(WHAT YOU WILL DO) Working from the top of the listing below, retype each line through the line containing "ROW_ODD = dot_row_path([-0.72, -0.36, 0.0, 0.36, 0.72])", both included, with no pictures.

Entries with chart source code
++++++++

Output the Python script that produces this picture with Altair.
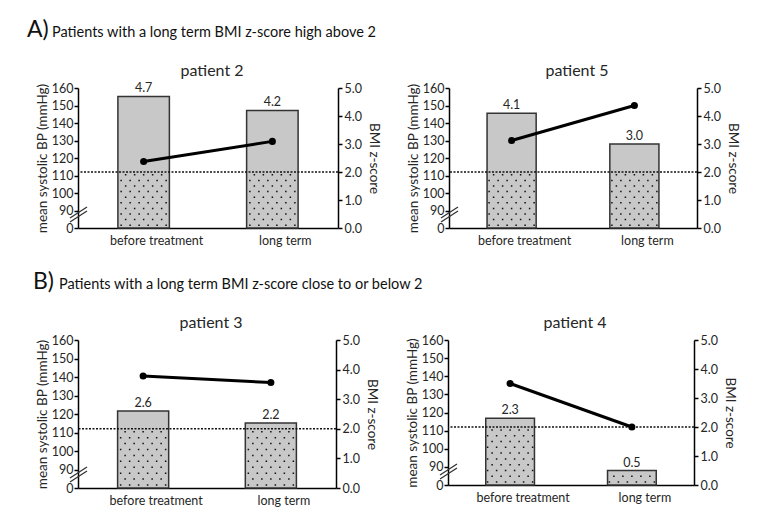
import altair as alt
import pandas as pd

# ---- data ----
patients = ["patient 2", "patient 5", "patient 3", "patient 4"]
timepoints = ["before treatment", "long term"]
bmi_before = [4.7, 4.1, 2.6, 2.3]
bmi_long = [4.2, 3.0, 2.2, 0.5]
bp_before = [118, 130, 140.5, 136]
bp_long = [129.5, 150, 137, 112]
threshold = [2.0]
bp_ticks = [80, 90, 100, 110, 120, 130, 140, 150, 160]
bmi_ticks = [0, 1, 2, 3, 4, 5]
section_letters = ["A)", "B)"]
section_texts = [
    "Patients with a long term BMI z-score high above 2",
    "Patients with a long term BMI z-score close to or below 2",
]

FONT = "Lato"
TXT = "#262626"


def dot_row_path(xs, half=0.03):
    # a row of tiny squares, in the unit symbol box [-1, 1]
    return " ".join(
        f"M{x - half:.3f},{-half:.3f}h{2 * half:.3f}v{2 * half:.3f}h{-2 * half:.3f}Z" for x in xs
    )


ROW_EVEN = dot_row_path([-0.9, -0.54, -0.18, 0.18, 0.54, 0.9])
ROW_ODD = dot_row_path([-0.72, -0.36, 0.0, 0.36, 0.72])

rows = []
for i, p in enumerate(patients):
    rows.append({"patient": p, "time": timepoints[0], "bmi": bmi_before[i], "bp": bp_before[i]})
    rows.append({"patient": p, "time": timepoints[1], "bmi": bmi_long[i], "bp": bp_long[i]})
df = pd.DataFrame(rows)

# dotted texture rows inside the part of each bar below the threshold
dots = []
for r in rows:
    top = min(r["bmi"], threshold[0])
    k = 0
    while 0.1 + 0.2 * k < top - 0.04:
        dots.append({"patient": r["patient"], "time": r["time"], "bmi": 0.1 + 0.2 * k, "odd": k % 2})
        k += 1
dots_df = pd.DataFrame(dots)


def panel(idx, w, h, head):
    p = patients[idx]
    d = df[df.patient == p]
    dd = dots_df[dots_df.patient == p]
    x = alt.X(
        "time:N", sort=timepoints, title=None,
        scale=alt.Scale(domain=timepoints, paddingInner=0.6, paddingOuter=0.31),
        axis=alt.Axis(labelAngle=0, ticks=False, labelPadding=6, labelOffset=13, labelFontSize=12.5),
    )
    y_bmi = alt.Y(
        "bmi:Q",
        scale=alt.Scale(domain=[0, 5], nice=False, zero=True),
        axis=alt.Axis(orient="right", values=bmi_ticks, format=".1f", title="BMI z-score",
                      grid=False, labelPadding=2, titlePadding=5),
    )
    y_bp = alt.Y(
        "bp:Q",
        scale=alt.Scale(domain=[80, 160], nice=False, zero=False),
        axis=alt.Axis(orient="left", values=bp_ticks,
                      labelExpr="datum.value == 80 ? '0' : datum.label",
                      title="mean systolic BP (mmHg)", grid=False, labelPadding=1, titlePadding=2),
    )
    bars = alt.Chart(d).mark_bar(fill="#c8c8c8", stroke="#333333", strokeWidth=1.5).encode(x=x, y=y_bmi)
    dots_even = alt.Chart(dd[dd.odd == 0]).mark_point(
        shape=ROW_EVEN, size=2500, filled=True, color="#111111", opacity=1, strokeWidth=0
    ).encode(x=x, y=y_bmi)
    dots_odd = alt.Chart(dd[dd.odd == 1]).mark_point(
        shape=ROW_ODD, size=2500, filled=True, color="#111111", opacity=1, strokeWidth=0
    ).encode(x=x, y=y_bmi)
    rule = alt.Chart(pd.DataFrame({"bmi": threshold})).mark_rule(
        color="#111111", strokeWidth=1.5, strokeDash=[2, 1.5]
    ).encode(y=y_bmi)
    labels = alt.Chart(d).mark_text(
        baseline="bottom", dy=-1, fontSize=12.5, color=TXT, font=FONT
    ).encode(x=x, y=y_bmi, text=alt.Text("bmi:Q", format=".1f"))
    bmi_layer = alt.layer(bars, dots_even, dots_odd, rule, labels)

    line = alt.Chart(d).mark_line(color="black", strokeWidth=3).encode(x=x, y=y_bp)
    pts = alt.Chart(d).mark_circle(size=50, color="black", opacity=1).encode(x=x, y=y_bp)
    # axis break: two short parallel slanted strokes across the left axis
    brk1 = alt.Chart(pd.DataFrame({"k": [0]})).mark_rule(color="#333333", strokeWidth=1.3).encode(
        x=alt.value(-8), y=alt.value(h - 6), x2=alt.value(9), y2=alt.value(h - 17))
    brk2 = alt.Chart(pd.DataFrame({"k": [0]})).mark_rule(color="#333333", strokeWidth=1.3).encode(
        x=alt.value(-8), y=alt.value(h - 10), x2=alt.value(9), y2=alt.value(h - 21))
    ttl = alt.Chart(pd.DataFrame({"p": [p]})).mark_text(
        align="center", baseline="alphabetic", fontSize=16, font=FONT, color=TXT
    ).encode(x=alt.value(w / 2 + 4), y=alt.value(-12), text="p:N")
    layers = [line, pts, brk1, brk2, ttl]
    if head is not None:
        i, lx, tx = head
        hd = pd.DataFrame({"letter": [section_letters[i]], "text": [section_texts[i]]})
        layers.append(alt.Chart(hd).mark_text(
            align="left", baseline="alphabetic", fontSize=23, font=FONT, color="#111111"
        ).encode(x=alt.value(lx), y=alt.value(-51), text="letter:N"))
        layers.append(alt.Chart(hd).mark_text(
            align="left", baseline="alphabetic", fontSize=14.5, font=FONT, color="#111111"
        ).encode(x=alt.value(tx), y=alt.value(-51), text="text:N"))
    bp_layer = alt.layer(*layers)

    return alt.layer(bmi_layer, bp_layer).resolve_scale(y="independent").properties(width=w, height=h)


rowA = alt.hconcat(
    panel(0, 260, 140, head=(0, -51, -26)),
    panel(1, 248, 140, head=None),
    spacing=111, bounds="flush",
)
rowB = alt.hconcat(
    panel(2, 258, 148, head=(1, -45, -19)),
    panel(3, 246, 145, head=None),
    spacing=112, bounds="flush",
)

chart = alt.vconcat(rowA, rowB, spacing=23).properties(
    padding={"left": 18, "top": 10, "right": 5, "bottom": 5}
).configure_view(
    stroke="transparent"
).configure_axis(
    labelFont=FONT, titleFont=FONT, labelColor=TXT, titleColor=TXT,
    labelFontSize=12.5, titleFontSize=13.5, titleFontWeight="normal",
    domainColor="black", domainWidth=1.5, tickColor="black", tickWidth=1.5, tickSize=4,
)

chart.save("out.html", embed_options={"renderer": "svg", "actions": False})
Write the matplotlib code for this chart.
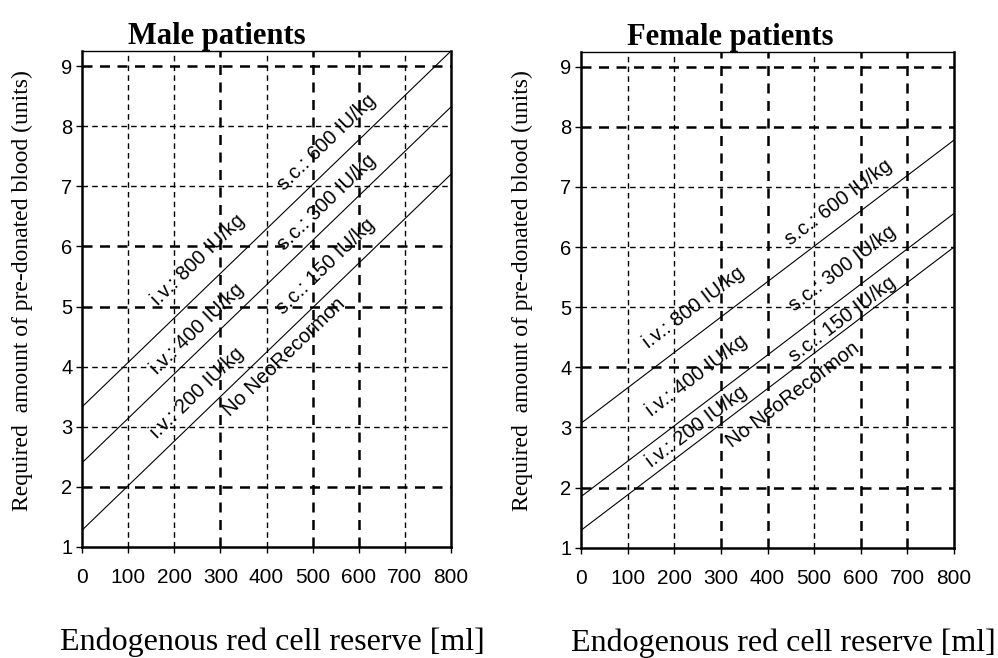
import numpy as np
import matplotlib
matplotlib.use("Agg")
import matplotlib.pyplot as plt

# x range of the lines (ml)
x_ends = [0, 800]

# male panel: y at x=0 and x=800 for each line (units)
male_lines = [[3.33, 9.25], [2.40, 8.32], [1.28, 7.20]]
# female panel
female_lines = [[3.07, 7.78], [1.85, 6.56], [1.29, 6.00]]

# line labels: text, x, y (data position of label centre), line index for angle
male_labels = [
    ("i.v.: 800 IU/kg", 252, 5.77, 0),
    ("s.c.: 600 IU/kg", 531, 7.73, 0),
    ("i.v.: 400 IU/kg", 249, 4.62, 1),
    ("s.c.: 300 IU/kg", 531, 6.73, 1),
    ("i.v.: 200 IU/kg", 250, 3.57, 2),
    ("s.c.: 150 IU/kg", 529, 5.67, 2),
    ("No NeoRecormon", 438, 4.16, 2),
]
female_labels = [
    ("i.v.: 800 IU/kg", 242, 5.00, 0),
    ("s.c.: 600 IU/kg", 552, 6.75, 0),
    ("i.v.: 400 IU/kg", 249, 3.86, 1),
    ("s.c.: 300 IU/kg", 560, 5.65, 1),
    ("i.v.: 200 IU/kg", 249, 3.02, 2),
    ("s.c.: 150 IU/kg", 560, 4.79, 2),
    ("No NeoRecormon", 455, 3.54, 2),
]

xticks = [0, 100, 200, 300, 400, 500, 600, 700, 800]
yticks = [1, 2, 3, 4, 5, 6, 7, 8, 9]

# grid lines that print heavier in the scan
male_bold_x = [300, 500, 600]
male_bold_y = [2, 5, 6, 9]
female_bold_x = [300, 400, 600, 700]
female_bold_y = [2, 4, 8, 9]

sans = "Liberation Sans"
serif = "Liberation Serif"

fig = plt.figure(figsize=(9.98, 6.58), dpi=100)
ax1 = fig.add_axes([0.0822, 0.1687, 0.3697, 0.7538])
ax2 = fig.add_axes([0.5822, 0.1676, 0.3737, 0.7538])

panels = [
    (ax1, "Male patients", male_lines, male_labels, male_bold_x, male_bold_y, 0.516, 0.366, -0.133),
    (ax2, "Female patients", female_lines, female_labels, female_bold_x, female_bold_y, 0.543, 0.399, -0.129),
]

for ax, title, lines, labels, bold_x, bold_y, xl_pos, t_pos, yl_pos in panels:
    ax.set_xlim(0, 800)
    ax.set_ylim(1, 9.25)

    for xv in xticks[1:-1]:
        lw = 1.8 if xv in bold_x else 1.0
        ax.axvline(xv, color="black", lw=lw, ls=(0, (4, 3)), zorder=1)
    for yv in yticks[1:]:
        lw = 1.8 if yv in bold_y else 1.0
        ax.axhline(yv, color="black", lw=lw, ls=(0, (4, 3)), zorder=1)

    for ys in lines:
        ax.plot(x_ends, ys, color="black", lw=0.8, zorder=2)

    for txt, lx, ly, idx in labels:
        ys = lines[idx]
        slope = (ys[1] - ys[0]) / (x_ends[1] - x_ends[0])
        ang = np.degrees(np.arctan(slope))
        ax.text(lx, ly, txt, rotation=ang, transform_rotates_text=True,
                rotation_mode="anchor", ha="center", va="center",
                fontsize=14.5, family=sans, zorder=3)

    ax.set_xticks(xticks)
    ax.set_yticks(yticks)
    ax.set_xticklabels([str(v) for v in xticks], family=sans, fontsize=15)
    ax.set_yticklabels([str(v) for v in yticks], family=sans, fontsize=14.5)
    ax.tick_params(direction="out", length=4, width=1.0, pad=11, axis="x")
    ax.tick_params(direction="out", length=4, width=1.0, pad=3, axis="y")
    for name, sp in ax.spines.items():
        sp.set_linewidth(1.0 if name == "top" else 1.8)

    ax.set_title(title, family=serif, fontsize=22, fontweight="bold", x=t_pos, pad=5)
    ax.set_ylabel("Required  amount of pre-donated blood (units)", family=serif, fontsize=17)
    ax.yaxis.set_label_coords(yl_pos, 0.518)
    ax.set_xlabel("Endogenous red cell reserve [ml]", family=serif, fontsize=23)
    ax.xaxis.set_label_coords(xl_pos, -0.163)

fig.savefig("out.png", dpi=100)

++++++++

(FULL RESPONSE)
Output the Python script that produces this picture with Altair.
import altair as alt
import pandas as pd

# ---- data ----
patients = ["patient 2", "patient 5", "patient 3", "patient 4"]
timepoints = ["before treatment", "long term"]
bmi_before = [4.7, 4.1, 2.6, 2.3]
bmi_long = [4.2, 3.0, 2.2, 0.5]
bp_before = [118, 130, 140.5, 136]
bp_long = [129.5, 150, 137, 112]
threshold = [2.0]
bp_ticks = [80, 90, 100, 110, 120, 130, 140, 150, 160]
bmi_ticks = [0, 1, 2, 3, 4, 5]
section_letters = ["A)", "B)"]
section_texts = [
    "Patients with a long term BMI z-score high above 2",
    "Patients with a long term BMI z-score close to or below 2",
]

FONT = "Lato"
TXT = "#262626"


def dot_row_path(xs, half=0.03):
    # a row of tiny squares, in the unit symbol box [-1, 1]
    return " ".join(
        f"M{x - half:.3f},{-half:.3f}h{2 * half:.3f}v{2 * half:.3f}h{-2 * half:.3f}Z" for x in xs
    )


ROW_EVEN = dot_row_path([-0.9, -0.54, -0.18, 0.18, 0.54, 0.9])
ROW_ODD = dot_row_path([-0.72, -0.36, 0.0, 0.36, 0.72])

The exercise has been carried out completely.